Nouveau, 63ans Posté(e)
Passage Nouveau 1 message
Baby Forumeur‚ 63ans‚
Posté(e)
Le ‎01‎/‎05‎/‎2016 à 18:27, Invité vieilledame a dit :

.... et qu'on ne pouvait par conséquent pas rendre à des Juifs, fussent-ils leur propre tante et oncle...

Qui est "on" ?

Ca, c'est le seul point de vue catholique.

Le point de vue juif est exactement inverse.

Qu'on verse de l'eau bénite, qu'on prononce des paroles (sacramentelles de baptème ou musulmanes de chahada ou vaudous), peu importe, un Juif reste juif jusqu'à sa mort. Il n'existe pas d'"excommunication". Et s'il est éloigné du judaïsme, on commet sur lui et son âme des "crimes" spirituels. 

Donc, quel point de vue adopter ? Que faire d'un enfant juif qui possède une famille ?

S'il reste kidnappé par les chrétiens, son âme juive souffre et cela a des répercutions métaphysiques ; s'il retourne dans sa famille juive, il devient "apostat" involontaire et risque l'excommunication.

Alors ?

Qui a plus de droits ? Famille naturelle ou famille kidnapeuse ? âme juvie ou âme chrétienne ? 

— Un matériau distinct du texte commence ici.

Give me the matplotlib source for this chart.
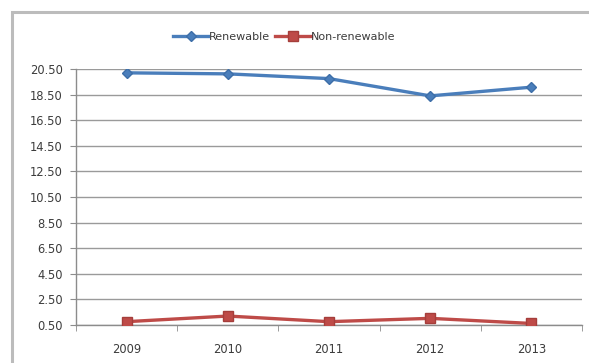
import matplotlib
matplotlib.use("Agg")
import matplotlib.pyplot as plt
from matplotlib.patches import Rectangle

years = ["2009", "2010", "2011", "2012", "2013"]
renewable = [20.2, 20.12, 19.75, 18.4, 19.08]
non_renewable = [0.76, 1.2, 0.76, 1.02, 0.62]
y_ticks = [0.5, 2.5, 4.5, 6.5, 8.5, 10.5, 12.5, 14.5, 16.5, 18.5, 20.5]

plt.rcParams["font.family"] = ["DejaVu Sans"]

fig = plt.figure(figsize=(5.89, 3.63), dpi=100)
fig.patch.set_facecolor("white")

# chart frame
fig.patches.append(Rectangle((12 / 589, -0.05), 1.05, 1 - 12 / 363 + 0.05,
                             transform=fig.transFigure, fill=False,
                             edgecolor="#bcbcbc", linewidth=2.2))

ax = fig.add_axes([76 / 589, 1 - 325 / 363, (582 - 76) / 589, (325 - 69) / 363])
x = list(range(len(years)))

ax.plot(x, renewable, color="#4a7ebb", linewidth=2.4, marker="D",
        markersize=5.5, markerfacecolor="#4a7ebb", markeredgecolor="#3d6ea8",
        label="Renewable", zorder=3)
ax.plot(x, non_renewable, color="#be4b48", linewidth=2.4, marker="s",
        markersize=7.5, markerfacecolor="#be4b48", markeredgecolor="#a53e3b",
        label="Non-renewable", zorder=3)

ax.set_xlim(-0.5, len(years) - 0.5)
ax.set_ylim(0.5, 20.5)
ax.set_yticks(y_ticks)
ax.set_yticklabels([f"{v:.2f}" for v in y_ticks])
ax.set_xticks(x)
ax.set_xticklabels(years)
ax.set_xticks([i - 0.5 for i in range(len(years) + 1)], minor=True)

ax.grid(axis="y", color="#9a9a9a", linewidth=1.0)
ax.set_axisbelow(True)
for side in ["top", "right"]:
    ax.spines[side].set_visible(False)
for side in ["left", "bottom"]:
    ax.spines[side].set_color("#8c8c8c")
    ax.spines[side].set_linewidth(1.0)

ax.tick_params(axis="y", length=4.5, color="#8c8c8c", labelsize=8.3,
               labelcolor="#3c3c3c", pad=5)
ax.tick_params(axis="x", which="major", length=0, labelsize=8.3,
               labelcolor="#3c3c3c", pad=13)
ax.tick_params(axis="x", which="minor", length=4.5, color="#8c8c8c")

leg = fig.legend(loc="center", bbox_to_anchor=(284 / 589, 1 - 37 / 363), ncol=2,
                 frameon=False, fontsize=8, handlelength=3.2, columnspacing=0.5,
                 handletextpad=0.0, labelcolor="#3c3c3c", markerscale=0.9)

fig.savefig("out.png", dpi=100)
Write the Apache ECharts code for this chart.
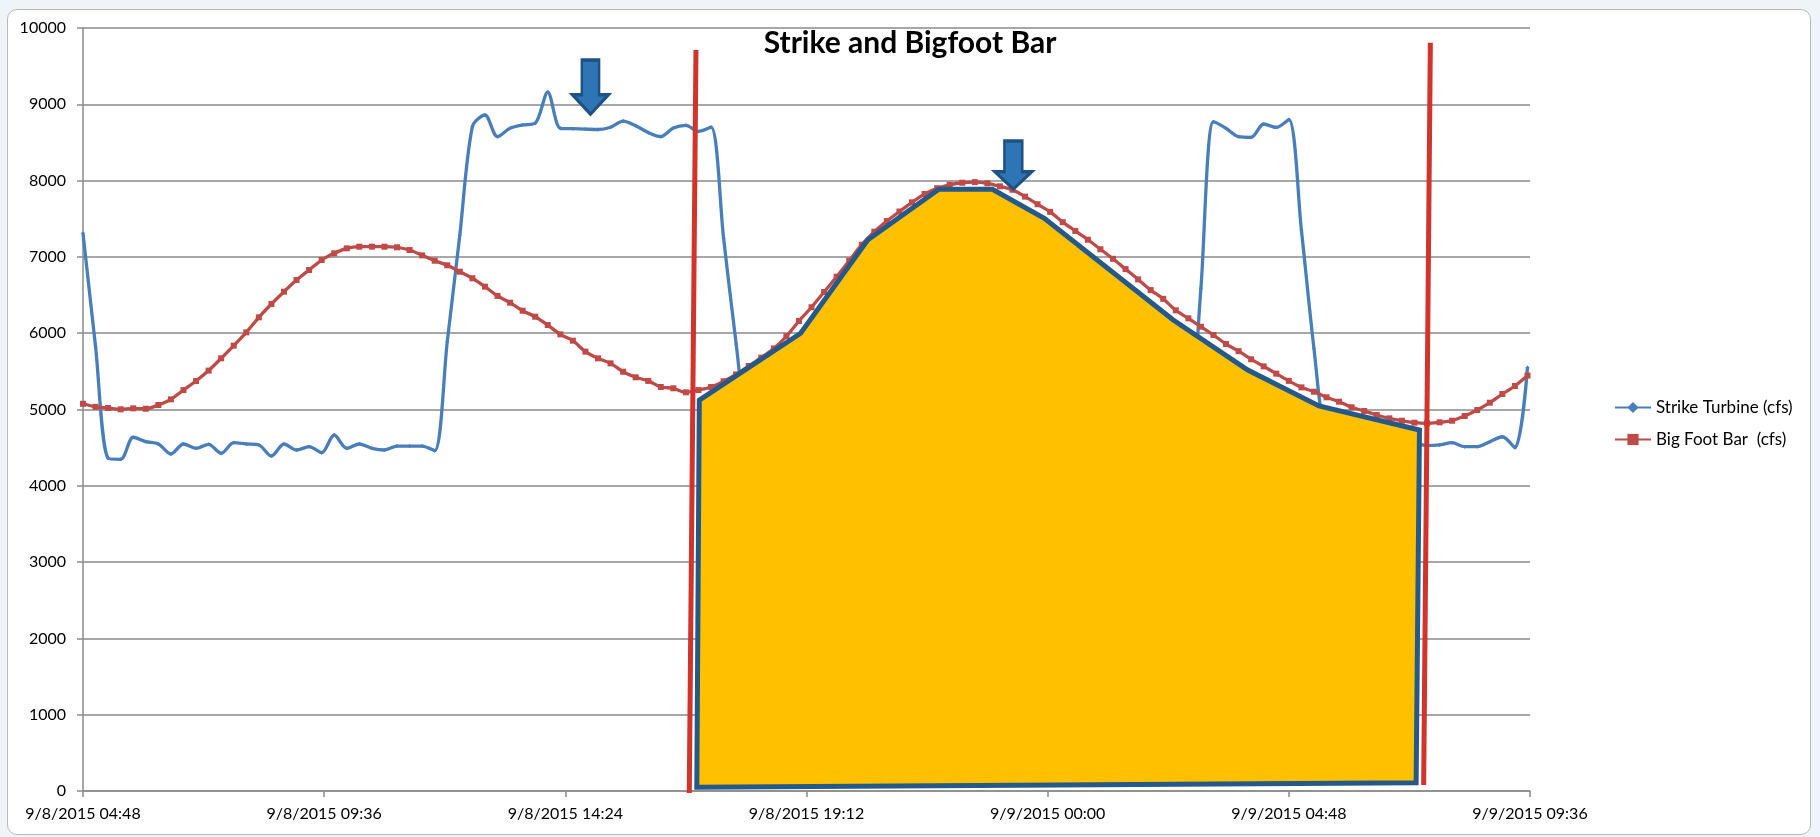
<!DOCTYPE html>
<html>
<head>
<meta charset="utf-8">
<title>Strike and Bigfoot Bar</title>
<script src="https://cdn.jsdelivr.net/npm/echarts@6/dist/echarts.min.js"></script>
<style>
  html, body { margin: 0; padding: 0; background: #eef4f7; }
  .frame {
    position: absolute; left: 7px; top: 9px; width: 1802px; height: 824px;
    background: #fff; border: 1.5px solid #b9b9b9; border-radius: 10px;
  }
  #chart { position: absolute; left: 0; top: 0; width: 1820px; height: 837px; }
</style>
</head>
<body>
<div class="frame"></div>
<div id="chart"></div>
<script>
  // time axis is in minutes counted from 9/8/2015 00:00, readings every 15 min
  var startMinute = 288
  var stepMinutes = 15
  var xTickLabels = ['9/8/2015 04:48', '9/8/2015 09:36', '9/8/2015 14:24', '9/8/2015 19:12',
                     '9/9/2015 00:00', '9/9/2015 04:48', '9/9/2015 09:36']

  var strikeTurbine = [
    7309, 5823, 4360, 4347, 4636, 4578, 4548, 4417, 4548, 4491,
    4543, 4426, 4565, 4548, 4535, 4390, 4548, 4469, 4513, 4434,
    4666, 4491, 4548, 4491, 4469, 4521, 4521, 4521, 4460, 5889,
    7287, 8707, 8860, 8576, 8685, 8729, 8751, 9160, 8685, 8680,
    8675, 8670, 8700, 8780, 8720, 8630, 8576, 8690, 8725, 8645,
    8700, 7244, 5860, 4620, 4510, 4480, 4550, 4590, 4500, 4470,
    4530, 4560, 4490, 4450, 4540, 4580, 4520, 4470, 4500, 4560,
    4610, 4530, 4480, 4510, 4550, 4500, 4460, 4520, 4570, 4530,
    4490, 4510, 4540, 4480, 4520, 4560, 4510, 4470, 4600, 6588,
    8772, 8685, 8576, 8567, 8742, 8698, 8800, 7352, 5800, 4550,
    4500, 4540, 4580, 4510, 4470, 4530, 4560, 4526, 4535, 4565,
    4513, 4513, 4578, 4643, 4500, 5550
  ]

  var bigFootBar = [
    5075, 5035, 5020, 5002, 5015, 5010, 5059, 5133, 5255, 5373,
    5510, 5671, 5837, 6011, 6208, 6383, 6544, 6697, 6828, 6959,
    7047, 7112, 7134, 7134, 7134, 7126, 7090, 7020, 6950, 6890,
    6806, 6720, 6610, 6488, 6400, 6295, 6216, 6107, 5985, 5902,
    5758, 5671, 5605, 5495, 5422, 5375, 5295, 5278, 5225, 5255,
    5295, 5370, 5460, 5570, 5680, 5800, 5960, 6160, 6340, 6540,
    6740, 6950, 7160, 7330, 7470, 7595, 7715, 7825, 7900, 7945,
    7972, 7980, 7965, 7925, 7880, 7790, 7690, 7590, 7455, 7340,
    7225, 7100, 6975, 6840, 6705, 6565, 6450, 6300, 6195, 6085,
    5976, 5858, 5765, 5658, 5565, 5470, 5375, 5290, 5233, 5160,
    5102, 5029, 4980, 4928, 4884, 4853, 4827, 4818, 4832, 4853,
    4915, 4993, 5089, 5203, 5308, 5445
  ]

  // hand drawn annotations, [minute, cfs]
  var shadedArea = [[1021, 48], [1024, 5124], [1145, 5999], [1225, 7222], [1310, 7886], [1374, 7886],
                    [1436, 7506], [1590, 6173], [1679, 5518], [1764, 5046], [1884, 4731], [1880, 109]]
  var leftBar = [[1012, -25], [1020, 9712]]
  var rightBar = [[1889, 79], [1897, 9807]]
  var arrowMarks = [[894, 9224], [1399, 8204]]

  function toPairs(values) {
    return values.map(function(v, i) { return [startMinute + i * stepMinutes, v] })
  }

  var arrowPath = 'path://M26,0 L74,0 L74,64 L100,64 L50,100 L0,64 L26,64 Z'
  var font = 'Lato'

  var option = {
    animation: false,
    title: {
      text: 'Strike and Bigfoot Bar',
      left: 'center',
      top: 23,
      textStyle: { fontFamily: font, fontSize: 30, fontWeight: 'bold', color: '#000', lineHeight: 30 }
    },
    legend: {
      orient: 'vertical',
      left: 1614,
      top: 399,
      padding: 0,
      itemWidth: 36,
      itemHeight: 14,
      itemGap: 15,
      data: ['Strike Turbine (cfs)', 'Big Foot Bar  (cfs)'],
      textStyle: { fontFamily: font, fontSize: 17, color: '#000' }
    },
    grid: { left: 83, right: 290, top: 28, bottom: 46 },
    xAxis: {
      type: 'value',
      min: 288,
      max: 2016,
      interval: 288,
      axisLine: { lineStyle: { color: '#8a8a8a', width: 1.5 } },
      axisTick: { show: true, length: 6, lineStyle: { color: '#8a8a8a', width: 1.5 } },
      splitLine: { show: false },
      axisLabel: {
        margin: 15,
        fontFamily: font, fontSize: 16, color: '#000',
        formatter: function(val) { return xTickLabels[Math.round((val - startMinute) / 288)] }
      }
    },
    yAxis: {
      type: 'value',
      min: 0,
      max: 10000,
      interval: 1000,
      axisLine: { show: true, lineStyle: { color: '#8a8a8a', width: 1.5 } },
      axisTick: { show: true, length: 6, lineStyle: { color: '#8a8a8a', width: 1.5 } },
      splitLine: { lineStyle: { color: '#8a8a8a', width: 1.5 } },
      axisLabel: {
        margin: 17, fontFamily: font, fontSize: 16, color: '#000',
        formatter: function(val) { return String(val) }
      }
    },
    series: [
      {
        name: 'Strike Turbine (cfs)',
        type: 'line',
        smooth: 0.3,
        data: toPairs(strikeTurbine),
        symbol: 'diamond',
        symbolSize: 4,
        lineStyle: { color: '#4a7ebb', width: 3.3 },
        itemStyle: { color: '#4a7ebb' },
        z: 2
      },
      {
        name: 'Big Foot Bar  (cfs)',
        type: 'line',
        smooth: 0.3,
        data: toPairs(bigFootBar),
        symbol: 'rect',
        symbolSize: 6,
        lineStyle: { color: '#be4b48', width: 3.3 },
        itemStyle: { color: '#be4b48' },
        z: 3
      },
      {
        type: 'custom',
        data: shadedArea,
        z: 4,
        renderItem: function(params, api) {
          if (params.dataIndex !== 0) return
          var pts = shadedArea.map(function(p) { return api.coord(p) })
          return {
            type: 'polygon',
            shape: { points: pts },
            style: { fill: '#ffc000', stroke: '#25598a', lineWidth: 5, lineJoin: 'miter' }
          }
        }
      },
      {
        type: 'line',
        data: leftBar,
        clip: false,
        symbol: 'none',
        lineStyle: { color: '#d1342b', width: 5 },
        z: 5
      },
      {
        type: 'line',
        data: rightBar,
        clip: false,
        symbol: 'none',
        lineStyle: { color: '#d1342b', width: 5 },
        z: 5,
        markPoint: {
          symbol: arrowPath,
          symbolKeepAspect: false,
          label: { show: false },
          itemStyle: { color: '#2e75b6', borderColor: '#1f5283', borderWidth: 3 },
          data: [
            { coord: arrowMarks[0], symbolSize: [36, 54] },
            { coord: arrowMarks[1], symbolSize: [37, 48] }
          ]
        }
      }
    ]
  }

  var myChart = echarts.init(document.getElementById('chart'))
  myChart.setOption(option)
</script>
</body>
</html>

(Ensuite, le problème ne se pose plus puisque Mortara victime du syndrôme de Stokholm après des années de lavage de cerveau, était devenu antisémite (ben oui ! normal), n'a eu de cesse de remercier pour sa conversion au christianisme et échouant à convertir sa famille juive, la plaignait de le rester.)

 

N.B.  Après avoir écrit et sélectionner les images, on est obligé de s'inscrire en donnant des détails sur soi-même puis à nouveau sélectionner des images, pour enfin retourner ici et se remettre à ré-écrire ce qui a été effacé !

Quelle perte de temps et d'énergie !

Indiquez clairement que seuls les inscrits peuvent poster et basta.